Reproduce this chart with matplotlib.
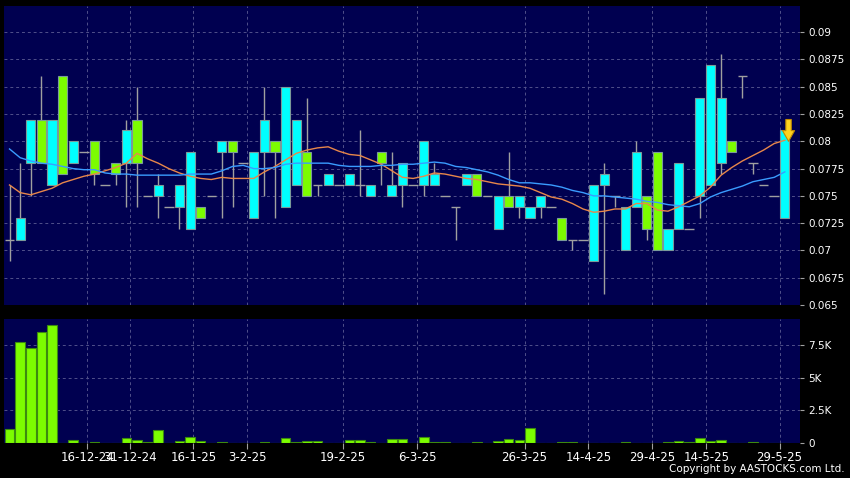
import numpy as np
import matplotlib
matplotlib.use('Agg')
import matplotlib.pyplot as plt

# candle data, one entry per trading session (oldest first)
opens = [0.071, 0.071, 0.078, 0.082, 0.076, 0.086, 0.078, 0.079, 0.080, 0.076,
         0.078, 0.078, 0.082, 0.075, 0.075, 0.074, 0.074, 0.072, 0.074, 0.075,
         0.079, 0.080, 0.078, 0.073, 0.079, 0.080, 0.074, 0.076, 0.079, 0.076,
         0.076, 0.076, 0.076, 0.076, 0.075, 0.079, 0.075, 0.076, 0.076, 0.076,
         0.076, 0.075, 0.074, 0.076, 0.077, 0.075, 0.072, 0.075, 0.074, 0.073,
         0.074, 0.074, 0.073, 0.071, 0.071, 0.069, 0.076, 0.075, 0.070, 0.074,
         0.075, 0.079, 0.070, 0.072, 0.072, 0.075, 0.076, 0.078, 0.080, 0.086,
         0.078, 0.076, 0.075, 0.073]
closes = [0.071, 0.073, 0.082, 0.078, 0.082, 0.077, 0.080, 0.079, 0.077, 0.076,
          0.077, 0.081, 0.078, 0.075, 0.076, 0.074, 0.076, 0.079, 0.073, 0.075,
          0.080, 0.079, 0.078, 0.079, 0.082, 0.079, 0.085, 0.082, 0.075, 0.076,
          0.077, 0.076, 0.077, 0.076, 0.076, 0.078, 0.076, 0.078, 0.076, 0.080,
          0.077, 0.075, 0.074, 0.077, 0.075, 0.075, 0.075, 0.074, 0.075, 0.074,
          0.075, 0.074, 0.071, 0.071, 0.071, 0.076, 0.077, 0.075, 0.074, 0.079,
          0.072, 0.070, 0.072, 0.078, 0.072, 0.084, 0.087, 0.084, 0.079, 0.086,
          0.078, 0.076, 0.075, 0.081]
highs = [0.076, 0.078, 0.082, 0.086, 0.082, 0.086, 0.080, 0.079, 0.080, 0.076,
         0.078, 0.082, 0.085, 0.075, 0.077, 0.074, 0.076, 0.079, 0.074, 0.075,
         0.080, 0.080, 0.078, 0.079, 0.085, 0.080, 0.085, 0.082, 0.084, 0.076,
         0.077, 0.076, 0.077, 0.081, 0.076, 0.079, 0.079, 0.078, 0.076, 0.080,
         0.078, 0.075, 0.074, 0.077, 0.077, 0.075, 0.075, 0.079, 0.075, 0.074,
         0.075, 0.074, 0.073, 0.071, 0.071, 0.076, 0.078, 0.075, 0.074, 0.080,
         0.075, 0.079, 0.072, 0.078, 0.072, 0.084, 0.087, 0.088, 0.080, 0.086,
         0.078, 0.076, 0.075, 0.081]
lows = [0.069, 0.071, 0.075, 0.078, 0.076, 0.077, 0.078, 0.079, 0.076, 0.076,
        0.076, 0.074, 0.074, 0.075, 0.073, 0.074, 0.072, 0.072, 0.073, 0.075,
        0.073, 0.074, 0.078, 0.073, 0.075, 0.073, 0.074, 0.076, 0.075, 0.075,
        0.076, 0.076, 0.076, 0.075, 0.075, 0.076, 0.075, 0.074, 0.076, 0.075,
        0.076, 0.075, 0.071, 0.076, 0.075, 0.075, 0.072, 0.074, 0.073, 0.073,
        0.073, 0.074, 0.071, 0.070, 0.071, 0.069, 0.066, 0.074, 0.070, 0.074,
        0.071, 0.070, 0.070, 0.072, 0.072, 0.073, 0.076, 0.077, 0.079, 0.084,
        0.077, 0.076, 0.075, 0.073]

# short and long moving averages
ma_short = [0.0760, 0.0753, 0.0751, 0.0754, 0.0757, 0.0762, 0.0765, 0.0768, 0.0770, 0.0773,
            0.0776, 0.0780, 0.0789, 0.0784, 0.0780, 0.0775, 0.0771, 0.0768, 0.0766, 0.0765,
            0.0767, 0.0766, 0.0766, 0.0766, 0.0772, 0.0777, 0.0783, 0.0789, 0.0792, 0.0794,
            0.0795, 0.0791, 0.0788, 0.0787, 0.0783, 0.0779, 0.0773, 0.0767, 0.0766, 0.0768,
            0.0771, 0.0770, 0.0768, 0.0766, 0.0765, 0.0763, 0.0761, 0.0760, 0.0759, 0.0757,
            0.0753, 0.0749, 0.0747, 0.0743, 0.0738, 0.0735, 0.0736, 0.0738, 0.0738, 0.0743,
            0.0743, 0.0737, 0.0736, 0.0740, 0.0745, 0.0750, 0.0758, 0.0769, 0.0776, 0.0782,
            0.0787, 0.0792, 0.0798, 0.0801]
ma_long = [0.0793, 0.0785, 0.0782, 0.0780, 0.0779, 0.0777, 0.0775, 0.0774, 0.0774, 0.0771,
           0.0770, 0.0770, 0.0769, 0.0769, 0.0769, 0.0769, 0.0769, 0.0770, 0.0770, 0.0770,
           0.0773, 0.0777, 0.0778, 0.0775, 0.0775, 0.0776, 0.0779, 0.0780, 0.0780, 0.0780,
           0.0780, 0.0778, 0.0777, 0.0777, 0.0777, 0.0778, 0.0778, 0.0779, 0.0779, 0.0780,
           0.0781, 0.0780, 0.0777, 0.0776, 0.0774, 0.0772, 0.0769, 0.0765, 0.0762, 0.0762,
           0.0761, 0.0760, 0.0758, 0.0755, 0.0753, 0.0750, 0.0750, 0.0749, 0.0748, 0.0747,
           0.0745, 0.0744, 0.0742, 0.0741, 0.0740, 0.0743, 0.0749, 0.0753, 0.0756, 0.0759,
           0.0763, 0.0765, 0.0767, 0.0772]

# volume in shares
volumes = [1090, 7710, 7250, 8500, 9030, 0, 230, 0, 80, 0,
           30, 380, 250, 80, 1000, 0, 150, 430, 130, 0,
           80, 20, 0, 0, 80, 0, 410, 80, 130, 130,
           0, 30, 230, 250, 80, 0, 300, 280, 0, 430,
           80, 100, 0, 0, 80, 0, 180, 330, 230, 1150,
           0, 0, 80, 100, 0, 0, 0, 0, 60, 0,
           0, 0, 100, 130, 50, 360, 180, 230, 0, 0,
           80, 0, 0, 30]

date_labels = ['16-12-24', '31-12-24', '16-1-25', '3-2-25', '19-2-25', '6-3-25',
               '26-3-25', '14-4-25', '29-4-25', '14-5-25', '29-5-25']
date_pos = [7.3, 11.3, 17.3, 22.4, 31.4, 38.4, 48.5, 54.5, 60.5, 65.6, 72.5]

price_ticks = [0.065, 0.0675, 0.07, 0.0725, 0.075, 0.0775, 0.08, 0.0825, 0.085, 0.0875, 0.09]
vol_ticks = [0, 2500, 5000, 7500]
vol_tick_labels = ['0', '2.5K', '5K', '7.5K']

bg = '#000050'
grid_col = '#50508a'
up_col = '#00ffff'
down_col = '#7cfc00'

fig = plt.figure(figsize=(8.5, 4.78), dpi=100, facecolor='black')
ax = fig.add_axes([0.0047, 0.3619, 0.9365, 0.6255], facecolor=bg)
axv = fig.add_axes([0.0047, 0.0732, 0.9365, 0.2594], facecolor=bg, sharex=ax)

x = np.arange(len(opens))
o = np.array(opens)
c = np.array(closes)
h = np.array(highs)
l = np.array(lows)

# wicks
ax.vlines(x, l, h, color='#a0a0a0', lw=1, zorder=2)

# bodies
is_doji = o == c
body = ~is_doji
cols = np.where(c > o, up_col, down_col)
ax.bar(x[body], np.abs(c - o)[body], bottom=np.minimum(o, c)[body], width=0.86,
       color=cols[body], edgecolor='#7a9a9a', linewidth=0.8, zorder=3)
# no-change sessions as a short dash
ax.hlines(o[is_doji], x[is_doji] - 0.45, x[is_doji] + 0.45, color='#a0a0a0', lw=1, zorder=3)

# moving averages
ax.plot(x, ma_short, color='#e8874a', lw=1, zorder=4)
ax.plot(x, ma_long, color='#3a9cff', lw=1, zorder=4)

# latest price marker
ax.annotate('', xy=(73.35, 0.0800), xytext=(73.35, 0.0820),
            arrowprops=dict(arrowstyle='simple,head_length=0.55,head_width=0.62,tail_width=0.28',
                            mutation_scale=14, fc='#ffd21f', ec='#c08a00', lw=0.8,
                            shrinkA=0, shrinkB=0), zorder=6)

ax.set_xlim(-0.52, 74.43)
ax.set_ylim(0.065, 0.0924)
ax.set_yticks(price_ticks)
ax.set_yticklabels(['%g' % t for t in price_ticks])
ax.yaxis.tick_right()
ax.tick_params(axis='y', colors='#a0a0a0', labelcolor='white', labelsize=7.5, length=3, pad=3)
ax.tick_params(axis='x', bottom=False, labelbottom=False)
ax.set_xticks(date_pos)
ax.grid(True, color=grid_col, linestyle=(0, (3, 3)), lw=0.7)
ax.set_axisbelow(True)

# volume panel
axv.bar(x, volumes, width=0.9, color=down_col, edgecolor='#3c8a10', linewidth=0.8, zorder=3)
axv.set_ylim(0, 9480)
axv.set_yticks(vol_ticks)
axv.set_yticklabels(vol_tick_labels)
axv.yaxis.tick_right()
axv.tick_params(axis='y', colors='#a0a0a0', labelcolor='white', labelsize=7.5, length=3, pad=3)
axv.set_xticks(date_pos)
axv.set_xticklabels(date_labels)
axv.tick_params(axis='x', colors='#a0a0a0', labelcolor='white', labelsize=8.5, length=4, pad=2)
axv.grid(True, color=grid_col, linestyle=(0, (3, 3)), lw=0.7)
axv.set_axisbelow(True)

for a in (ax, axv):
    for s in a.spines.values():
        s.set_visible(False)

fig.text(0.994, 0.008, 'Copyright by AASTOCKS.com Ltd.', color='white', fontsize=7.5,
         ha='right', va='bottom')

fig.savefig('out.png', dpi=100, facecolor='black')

========

**Instruction:** Write out nothing but the lines from the start of the data through the line with "import matplotlib.pyplot as plt". Leave out the pictures.

**The result:**
Reproduce this chart with matplotlib.
import numpy as np
import matplotlib
matplotlib.use('Agg')
import matplotlib.pyplot as plt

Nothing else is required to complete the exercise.